The Keystone XL pipeline and Northern Gateway oil sands pipeline projects illustrate how the Canadian process can be distinguished as facilitative. The Canadian process for approving the Northern Gateway pipeline project for transporting oil sands product to Canada’s West Coast, while seemingly over-inclusive in the scope and extent of its stakeholder consultation, is at least largely predictable and seemingly free of the political interference associated with the Obama administration’s involvement in Keystone XL, a not-dissimilar pipeline project proposed to ship oil sands product to the southern U.S.
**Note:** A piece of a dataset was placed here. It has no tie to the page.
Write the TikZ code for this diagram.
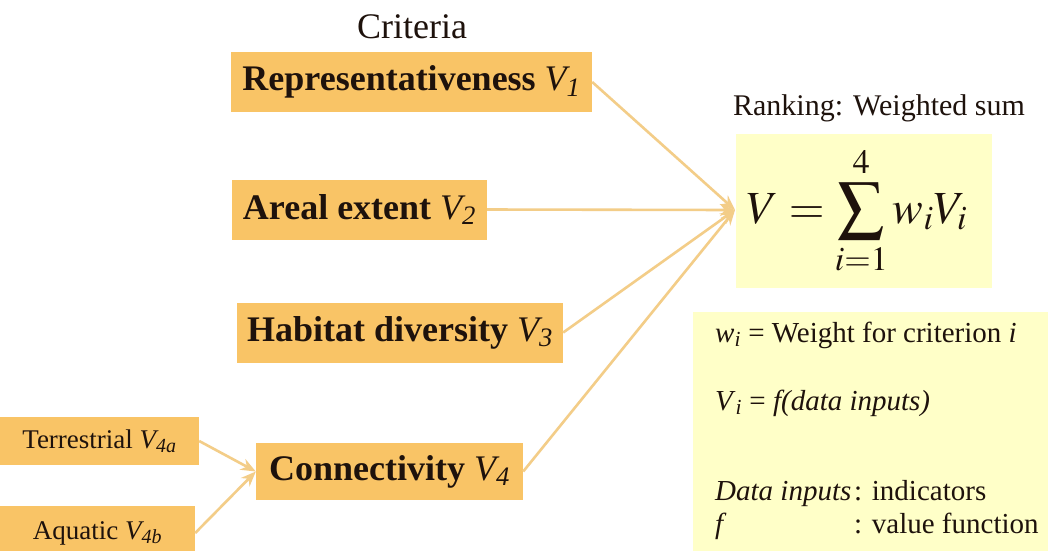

While the regulatory process continues to evolve in ways that streamline approval processes by removing inconsistencies and duplication, it is important to note that Canada’s rise as an energy superpower has not come at the cost of ignoring the concerns of groups opposed to development. Stringent environmental guidelines and robust aboriginal consultation obligations govern the process to ensure responsible development. Non-compliance with environmental statutes can result in significant penalties including fines in the millions of dollars and imprisonment. Any failure by a proponent to adequately consult with and accommodate the concerns of First Nations, or as is increasingly the case offer project participation to impacted peoples, can lead to extensive project delays or in some cases decades-long litigation.

In order to capitalize on Canada’s tremendous potential it is important for the energy industry to keep informed and ensure it remains compliant with all regulations. Oil and gas companies in Canada will need to monitor for any pending changes to the regulatory review process and to carefully consider how their business operations are able to respond to those changes.

As a result of the evolving regulatory environment, Canada is expected to become further recognized internationally as an energy superpower, able to ensure reliable, sustainable and responsible energy production.